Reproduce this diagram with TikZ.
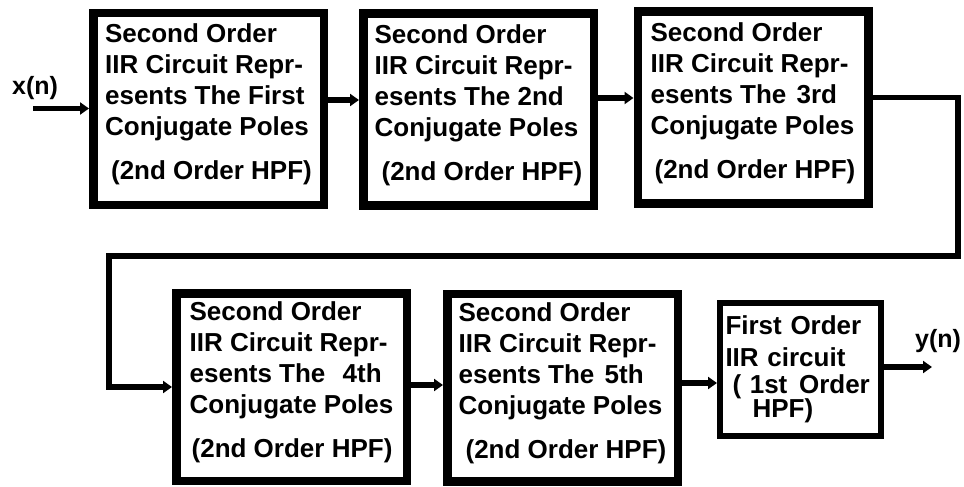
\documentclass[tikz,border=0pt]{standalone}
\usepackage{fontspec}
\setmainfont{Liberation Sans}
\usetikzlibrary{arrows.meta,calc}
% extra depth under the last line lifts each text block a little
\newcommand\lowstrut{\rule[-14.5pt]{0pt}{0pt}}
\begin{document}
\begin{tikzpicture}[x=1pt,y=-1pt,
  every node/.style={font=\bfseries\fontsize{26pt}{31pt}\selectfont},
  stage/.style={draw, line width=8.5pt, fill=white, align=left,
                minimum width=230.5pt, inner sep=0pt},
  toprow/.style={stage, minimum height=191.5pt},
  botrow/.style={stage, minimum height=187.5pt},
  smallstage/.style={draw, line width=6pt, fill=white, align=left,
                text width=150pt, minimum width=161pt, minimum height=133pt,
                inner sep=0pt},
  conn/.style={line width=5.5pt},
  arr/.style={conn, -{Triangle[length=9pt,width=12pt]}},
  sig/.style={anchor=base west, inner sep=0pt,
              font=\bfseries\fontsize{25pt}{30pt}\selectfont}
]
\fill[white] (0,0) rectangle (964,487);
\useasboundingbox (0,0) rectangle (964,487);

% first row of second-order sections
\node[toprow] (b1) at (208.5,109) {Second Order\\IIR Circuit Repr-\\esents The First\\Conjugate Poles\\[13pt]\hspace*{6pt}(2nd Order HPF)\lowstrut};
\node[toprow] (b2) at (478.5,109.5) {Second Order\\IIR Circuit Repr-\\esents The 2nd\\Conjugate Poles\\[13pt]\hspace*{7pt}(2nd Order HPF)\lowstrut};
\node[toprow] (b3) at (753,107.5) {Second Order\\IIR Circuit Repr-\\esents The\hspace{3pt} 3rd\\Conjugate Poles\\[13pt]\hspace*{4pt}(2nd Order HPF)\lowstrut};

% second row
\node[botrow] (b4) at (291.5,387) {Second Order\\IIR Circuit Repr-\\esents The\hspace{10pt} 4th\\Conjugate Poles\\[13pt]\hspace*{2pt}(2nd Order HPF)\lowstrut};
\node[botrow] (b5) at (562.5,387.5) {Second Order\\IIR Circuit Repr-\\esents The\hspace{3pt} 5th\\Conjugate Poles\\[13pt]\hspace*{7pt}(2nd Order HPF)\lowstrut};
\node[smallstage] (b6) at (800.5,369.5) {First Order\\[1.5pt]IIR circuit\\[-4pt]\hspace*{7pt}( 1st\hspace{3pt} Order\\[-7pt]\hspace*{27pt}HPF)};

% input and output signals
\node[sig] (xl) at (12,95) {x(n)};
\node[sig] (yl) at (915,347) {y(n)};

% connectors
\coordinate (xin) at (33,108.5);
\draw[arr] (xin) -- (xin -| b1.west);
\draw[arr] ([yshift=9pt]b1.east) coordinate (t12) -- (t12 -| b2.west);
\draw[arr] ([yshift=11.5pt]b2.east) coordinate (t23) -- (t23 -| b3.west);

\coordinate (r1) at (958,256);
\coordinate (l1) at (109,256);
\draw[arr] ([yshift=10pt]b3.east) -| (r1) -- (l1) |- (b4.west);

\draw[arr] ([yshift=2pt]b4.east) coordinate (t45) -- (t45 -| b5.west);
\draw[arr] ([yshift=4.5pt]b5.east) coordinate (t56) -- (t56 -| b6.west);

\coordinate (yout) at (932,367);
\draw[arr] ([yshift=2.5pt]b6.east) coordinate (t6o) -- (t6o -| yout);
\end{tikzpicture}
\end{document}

Set task >>
Repeat the listing above exactly from its first line to the line containing "(b3) at (753,107.5)", both included, and omit the pictures.

Task answer >>
Reproduce this diagram with TikZ.
\documentclass[tikz,border=0pt]{standalone}
\usepackage{fontspec}
\setmainfont{Liberation Sans}
\usetikzlibrary{arrows.meta,calc}
% extra depth under the last line lifts each text block a little
\newcommand\lowstrut{\rule[-14.5pt]{0pt}{0pt}}
\begin{document}
\begin{tikzpicture}[x=1pt,y=-1pt,
  every node/.style={font=\bfseries\fontsize{26pt}{31pt}\selectfont},
  stage/.style={draw, line width=8.5pt, fill=white, align=left,
                minimum width=230.5pt, inner sep=0pt},
  toprow/.style={stage, minimum height=191.5pt},
  botrow/.style={stage, minimum height=187.5pt},
  smallstage/.style={draw, line width=6pt, fill=white, align=left,
                text width=150pt, minimum width=161pt, minimum height=133pt,
                inner sep=0pt},
  conn/.style={line width=5.5pt},
  arr/.style={conn, -{Triangle[length=9pt,width=12pt]}},
  sig/.style={anchor=base west, inner sep=0pt,
              font=\bfseries\fontsize{25pt}{30pt}\selectfont}
]
\fill[white] (0,0) rectangle (964,487);
\useasboundingbox (0,0) rectangle (964,487);

% first row of second-order sections
\node[toprow] (b1) at (208.5,109) {Second Order\\IIR Circuit Repr-\\esents The First\\Conjugate Poles\\[13pt]\hspace*{6pt}(2nd Order HPF)\lowstrut};
\node[toprow] (b2) at (478.5,109.5) {Second Order\\IIR Circuit Repr-\\esents The 2nd\\Conjugate Poles\\[13pt]\hspace*{7pt}(2nd Order HPF)\lowstrut};
\node[toprow] (b3) at (753,107.5) {Second Order\\IIR Circuit Repr-\\esents The\hspace{3pt} 3rd\\Conjugate Poles\\[13pt]\hspace*{4pt}(2nd Order HPF)\lowstrut};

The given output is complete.